** START **

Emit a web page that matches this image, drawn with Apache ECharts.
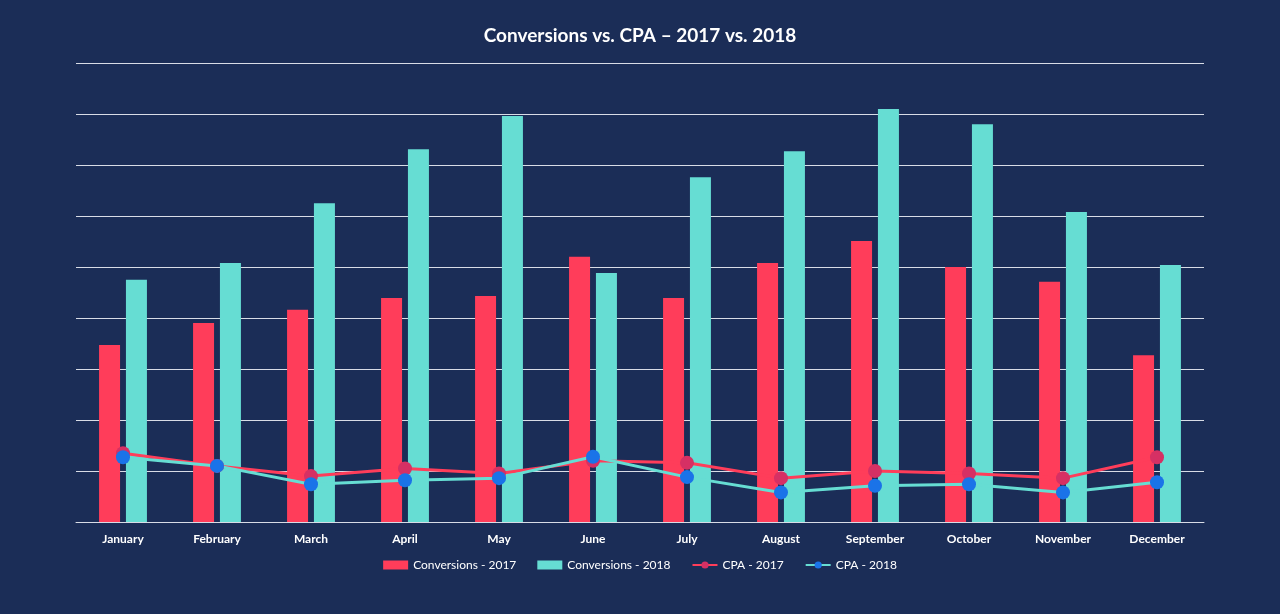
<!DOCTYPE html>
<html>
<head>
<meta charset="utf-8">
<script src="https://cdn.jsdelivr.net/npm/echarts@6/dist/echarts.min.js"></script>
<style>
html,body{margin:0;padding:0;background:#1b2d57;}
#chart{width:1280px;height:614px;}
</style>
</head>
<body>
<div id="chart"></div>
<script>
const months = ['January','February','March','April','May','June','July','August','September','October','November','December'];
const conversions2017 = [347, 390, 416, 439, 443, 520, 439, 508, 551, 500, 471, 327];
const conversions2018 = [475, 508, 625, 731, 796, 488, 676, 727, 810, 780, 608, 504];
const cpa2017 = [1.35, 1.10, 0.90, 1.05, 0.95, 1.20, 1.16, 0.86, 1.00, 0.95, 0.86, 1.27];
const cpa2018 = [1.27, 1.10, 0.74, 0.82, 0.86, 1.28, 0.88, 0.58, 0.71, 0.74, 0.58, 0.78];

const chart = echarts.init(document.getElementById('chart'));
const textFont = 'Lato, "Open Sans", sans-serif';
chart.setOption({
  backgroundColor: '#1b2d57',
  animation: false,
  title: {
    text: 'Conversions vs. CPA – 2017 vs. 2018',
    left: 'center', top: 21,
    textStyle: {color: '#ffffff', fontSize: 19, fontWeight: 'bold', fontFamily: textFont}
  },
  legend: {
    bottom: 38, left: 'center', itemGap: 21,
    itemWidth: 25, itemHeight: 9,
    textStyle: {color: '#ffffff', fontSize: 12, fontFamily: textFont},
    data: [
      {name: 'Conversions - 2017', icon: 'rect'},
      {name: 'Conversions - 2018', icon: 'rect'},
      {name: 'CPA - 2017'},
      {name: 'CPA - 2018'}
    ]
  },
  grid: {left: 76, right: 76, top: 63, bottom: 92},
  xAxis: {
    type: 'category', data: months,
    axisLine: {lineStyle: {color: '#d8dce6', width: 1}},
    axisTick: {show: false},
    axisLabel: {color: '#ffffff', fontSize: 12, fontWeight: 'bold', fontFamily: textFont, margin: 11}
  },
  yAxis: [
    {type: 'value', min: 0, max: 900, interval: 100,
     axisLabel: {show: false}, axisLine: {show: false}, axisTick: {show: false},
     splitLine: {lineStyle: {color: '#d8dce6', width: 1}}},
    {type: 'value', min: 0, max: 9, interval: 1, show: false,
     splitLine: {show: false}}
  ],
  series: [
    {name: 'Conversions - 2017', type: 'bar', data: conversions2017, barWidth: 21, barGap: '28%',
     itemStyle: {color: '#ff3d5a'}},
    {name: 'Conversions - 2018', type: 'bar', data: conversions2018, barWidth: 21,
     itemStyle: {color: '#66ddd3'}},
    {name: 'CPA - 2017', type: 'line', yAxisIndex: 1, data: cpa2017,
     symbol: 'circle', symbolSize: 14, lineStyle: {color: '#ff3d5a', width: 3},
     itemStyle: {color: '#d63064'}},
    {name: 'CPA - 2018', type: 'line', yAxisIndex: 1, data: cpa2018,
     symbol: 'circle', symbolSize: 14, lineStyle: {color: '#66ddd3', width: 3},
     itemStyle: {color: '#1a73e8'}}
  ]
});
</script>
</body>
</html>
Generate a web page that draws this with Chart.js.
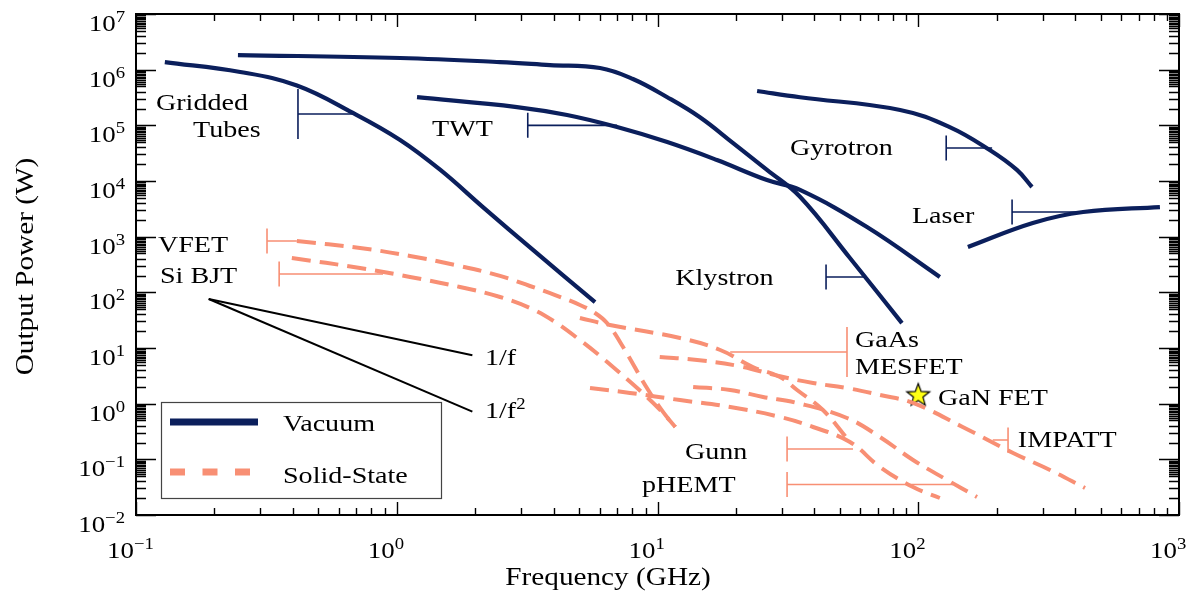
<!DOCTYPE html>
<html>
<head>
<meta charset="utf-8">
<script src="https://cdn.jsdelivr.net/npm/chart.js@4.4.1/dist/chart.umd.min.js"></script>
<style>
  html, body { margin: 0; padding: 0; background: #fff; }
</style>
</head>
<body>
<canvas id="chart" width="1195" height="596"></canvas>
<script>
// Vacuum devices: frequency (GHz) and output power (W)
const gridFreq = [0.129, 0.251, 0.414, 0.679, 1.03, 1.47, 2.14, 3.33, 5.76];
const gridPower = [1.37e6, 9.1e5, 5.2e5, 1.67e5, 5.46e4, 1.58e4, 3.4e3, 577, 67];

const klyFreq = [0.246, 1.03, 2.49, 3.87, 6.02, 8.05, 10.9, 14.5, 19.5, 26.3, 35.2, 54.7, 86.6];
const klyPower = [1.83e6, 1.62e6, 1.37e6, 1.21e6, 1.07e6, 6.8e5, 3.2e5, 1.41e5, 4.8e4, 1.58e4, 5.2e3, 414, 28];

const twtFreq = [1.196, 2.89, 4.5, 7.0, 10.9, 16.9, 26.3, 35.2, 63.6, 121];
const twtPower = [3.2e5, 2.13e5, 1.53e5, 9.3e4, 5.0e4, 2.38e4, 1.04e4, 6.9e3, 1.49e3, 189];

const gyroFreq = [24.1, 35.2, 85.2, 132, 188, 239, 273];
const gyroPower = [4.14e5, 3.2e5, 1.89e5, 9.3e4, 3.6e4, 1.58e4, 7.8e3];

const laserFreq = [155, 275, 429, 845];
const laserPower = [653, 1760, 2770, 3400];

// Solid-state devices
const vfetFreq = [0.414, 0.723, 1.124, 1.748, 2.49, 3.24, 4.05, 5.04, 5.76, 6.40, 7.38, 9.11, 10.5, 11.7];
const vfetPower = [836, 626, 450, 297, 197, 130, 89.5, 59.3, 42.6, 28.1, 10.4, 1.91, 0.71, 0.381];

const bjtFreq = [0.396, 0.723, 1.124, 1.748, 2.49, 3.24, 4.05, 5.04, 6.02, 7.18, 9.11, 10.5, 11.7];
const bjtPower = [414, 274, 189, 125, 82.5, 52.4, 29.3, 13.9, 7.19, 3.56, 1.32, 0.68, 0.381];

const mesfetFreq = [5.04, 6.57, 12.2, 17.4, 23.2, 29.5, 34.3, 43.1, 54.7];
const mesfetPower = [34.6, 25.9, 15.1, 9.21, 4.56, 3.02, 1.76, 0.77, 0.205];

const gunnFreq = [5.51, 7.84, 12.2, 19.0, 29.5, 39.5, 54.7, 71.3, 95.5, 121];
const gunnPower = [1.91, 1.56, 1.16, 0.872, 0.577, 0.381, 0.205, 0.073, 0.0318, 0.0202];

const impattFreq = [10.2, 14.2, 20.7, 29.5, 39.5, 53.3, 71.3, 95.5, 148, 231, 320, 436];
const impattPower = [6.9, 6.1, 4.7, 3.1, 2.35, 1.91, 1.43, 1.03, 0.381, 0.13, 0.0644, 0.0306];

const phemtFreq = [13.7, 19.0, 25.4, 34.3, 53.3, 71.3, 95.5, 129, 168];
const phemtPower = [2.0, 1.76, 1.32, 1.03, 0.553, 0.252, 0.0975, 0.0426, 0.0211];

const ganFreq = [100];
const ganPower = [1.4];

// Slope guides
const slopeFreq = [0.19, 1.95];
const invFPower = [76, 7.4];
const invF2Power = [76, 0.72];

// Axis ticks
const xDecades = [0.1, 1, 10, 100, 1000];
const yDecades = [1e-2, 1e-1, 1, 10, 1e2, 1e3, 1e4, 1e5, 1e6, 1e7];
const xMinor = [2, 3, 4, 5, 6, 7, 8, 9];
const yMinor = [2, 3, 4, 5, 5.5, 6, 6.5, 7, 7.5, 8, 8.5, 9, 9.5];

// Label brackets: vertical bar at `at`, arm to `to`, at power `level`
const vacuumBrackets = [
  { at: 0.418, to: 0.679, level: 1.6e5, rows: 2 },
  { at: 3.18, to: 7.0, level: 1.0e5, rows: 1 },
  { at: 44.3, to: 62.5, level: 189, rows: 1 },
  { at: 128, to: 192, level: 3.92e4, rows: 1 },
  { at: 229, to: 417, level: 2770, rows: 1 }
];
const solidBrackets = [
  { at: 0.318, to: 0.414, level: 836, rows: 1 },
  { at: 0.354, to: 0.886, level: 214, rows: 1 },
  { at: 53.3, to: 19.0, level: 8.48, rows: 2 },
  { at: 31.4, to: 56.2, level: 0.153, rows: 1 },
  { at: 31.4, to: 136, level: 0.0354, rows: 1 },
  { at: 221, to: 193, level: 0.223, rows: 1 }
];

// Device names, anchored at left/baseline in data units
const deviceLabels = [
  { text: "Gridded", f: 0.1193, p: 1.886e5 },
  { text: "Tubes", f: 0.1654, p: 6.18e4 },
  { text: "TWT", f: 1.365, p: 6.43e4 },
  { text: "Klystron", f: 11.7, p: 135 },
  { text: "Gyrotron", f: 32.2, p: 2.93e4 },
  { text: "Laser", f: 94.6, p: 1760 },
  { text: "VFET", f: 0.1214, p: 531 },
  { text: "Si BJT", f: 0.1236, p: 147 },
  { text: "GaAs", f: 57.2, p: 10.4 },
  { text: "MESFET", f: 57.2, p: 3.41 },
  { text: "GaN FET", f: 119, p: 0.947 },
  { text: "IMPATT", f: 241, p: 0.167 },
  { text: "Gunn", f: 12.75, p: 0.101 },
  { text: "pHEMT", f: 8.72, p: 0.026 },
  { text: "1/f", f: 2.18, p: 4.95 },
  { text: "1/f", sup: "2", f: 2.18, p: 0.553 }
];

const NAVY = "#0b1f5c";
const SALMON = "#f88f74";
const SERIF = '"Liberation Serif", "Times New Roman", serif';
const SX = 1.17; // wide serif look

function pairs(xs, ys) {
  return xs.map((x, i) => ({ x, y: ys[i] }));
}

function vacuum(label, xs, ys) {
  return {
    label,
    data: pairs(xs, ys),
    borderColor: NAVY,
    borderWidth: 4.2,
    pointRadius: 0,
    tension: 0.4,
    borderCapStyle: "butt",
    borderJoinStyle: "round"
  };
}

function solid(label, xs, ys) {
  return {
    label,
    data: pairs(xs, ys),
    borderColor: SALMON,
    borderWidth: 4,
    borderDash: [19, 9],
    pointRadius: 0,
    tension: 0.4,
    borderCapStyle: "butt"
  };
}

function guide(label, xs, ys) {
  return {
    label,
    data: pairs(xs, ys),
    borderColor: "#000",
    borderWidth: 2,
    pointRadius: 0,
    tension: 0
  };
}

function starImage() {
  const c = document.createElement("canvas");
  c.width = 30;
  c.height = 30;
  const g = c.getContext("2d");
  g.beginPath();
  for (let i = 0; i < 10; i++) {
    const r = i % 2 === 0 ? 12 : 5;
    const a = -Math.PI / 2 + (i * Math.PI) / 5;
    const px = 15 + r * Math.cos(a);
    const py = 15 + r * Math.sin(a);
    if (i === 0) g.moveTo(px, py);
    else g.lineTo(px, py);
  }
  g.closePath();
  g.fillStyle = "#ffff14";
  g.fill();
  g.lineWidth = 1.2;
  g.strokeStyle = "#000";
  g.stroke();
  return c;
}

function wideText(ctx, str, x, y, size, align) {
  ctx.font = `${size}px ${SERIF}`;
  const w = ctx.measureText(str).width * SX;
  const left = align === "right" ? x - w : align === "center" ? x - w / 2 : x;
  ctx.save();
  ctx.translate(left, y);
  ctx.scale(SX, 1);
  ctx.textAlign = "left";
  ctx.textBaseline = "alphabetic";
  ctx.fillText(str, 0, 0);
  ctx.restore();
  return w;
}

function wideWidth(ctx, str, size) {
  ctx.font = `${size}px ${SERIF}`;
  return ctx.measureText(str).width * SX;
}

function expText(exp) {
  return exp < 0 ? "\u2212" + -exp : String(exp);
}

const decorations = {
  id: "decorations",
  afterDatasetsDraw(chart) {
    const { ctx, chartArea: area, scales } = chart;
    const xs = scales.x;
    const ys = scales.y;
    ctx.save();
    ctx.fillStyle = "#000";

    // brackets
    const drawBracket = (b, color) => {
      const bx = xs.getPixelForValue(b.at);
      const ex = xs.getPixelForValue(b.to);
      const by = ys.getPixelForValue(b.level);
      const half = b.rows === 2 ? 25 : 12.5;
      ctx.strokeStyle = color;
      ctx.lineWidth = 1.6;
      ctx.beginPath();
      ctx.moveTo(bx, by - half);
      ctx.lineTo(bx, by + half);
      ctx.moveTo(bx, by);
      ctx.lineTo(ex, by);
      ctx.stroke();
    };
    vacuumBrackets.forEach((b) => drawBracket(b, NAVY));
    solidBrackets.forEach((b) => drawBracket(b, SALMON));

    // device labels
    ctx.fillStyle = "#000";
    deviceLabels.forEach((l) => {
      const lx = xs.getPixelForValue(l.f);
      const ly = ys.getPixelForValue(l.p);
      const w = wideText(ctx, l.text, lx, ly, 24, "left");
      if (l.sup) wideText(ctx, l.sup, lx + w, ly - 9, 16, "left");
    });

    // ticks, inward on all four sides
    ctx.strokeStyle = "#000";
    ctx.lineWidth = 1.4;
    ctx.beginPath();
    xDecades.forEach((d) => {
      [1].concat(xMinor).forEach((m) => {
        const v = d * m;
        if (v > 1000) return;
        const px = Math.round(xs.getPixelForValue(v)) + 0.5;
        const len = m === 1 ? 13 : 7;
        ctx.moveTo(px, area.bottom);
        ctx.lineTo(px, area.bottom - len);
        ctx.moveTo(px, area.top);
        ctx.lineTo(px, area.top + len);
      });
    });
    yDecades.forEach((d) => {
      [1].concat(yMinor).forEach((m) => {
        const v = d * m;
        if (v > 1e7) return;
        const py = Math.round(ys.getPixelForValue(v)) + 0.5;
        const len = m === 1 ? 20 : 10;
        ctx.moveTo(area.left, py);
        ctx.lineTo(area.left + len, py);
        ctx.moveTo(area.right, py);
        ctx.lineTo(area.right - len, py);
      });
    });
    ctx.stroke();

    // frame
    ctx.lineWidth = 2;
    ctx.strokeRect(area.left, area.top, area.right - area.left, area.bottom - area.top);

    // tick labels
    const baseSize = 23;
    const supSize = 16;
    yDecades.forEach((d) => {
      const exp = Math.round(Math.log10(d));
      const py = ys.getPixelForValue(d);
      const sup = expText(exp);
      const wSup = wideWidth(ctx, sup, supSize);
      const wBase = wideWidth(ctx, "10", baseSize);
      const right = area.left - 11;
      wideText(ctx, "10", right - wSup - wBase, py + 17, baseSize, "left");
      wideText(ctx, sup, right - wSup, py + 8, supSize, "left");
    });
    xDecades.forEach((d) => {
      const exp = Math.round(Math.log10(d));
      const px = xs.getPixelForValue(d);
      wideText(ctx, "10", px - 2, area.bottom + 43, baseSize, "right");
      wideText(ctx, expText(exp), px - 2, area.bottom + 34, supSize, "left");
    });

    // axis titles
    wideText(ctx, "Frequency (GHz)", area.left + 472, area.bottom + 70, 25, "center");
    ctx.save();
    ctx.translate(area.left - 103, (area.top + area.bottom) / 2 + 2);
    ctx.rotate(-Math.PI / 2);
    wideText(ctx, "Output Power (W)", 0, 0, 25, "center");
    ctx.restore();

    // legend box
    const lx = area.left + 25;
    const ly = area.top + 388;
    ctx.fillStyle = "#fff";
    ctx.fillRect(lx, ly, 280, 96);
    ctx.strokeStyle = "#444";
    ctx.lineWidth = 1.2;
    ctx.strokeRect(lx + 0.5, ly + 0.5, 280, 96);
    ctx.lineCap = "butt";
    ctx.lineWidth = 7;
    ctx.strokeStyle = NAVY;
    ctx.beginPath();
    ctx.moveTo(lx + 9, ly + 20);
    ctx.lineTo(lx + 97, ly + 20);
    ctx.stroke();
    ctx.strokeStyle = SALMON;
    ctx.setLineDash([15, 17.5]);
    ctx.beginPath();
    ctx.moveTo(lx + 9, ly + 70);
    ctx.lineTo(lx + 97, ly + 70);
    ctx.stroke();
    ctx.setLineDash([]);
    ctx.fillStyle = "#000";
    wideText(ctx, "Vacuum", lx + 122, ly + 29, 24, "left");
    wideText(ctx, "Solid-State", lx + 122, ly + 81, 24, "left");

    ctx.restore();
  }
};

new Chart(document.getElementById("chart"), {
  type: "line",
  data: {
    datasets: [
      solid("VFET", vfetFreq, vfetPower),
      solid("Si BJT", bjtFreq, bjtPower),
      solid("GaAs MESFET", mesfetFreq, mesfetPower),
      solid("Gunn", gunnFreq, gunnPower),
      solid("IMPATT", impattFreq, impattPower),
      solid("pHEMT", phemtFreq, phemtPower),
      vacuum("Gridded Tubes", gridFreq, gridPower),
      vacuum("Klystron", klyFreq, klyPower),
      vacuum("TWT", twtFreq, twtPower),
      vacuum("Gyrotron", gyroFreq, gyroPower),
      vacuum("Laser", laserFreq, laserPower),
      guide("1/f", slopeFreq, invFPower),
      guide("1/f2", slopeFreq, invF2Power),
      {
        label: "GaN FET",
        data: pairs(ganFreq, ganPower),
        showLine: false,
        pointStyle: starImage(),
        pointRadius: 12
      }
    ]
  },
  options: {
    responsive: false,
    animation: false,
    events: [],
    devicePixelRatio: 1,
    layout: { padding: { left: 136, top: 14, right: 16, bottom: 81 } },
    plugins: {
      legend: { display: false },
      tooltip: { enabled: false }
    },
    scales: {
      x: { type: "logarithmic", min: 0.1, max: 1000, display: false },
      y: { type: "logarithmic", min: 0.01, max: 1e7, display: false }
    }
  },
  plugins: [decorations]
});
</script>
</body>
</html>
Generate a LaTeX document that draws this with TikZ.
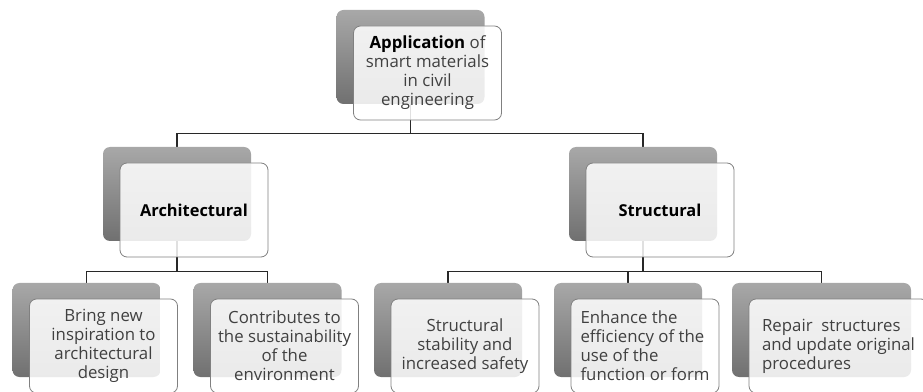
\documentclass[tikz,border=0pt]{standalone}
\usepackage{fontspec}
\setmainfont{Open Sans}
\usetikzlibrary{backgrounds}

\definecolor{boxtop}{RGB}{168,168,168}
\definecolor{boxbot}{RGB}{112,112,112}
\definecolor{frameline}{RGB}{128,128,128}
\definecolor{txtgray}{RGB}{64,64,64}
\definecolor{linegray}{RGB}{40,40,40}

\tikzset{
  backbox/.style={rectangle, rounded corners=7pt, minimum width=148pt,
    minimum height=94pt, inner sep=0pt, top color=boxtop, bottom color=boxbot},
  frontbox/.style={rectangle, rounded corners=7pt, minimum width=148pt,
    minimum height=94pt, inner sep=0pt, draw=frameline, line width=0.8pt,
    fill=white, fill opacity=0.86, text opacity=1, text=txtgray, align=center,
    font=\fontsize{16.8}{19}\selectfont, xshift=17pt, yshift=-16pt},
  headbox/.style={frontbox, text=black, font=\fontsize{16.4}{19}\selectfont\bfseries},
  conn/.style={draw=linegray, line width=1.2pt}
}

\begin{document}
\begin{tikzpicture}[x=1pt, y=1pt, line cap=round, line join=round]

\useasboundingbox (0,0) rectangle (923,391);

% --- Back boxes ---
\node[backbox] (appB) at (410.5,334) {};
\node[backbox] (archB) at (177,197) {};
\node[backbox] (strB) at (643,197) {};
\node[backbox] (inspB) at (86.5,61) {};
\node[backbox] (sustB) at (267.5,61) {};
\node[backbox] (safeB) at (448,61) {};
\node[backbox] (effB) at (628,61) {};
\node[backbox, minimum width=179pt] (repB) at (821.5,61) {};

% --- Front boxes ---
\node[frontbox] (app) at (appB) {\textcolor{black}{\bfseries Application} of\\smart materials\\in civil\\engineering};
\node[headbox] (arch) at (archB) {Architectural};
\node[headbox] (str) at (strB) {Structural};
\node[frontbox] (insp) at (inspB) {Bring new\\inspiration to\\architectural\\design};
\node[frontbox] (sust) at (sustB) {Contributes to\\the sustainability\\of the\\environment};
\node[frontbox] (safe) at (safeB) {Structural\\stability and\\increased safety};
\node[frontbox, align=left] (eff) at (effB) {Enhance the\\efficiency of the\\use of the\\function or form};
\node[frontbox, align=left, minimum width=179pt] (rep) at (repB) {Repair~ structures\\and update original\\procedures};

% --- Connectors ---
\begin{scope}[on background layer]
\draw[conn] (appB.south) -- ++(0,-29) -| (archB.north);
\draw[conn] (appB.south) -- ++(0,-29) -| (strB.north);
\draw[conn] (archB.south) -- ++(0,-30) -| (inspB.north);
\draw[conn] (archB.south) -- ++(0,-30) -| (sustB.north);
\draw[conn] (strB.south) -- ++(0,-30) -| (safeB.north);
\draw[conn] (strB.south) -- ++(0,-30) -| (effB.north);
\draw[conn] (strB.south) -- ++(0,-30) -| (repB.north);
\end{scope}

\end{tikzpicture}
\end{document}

** END **

Lines of the listing that contain the word "this" are to be counted; report only their number.

3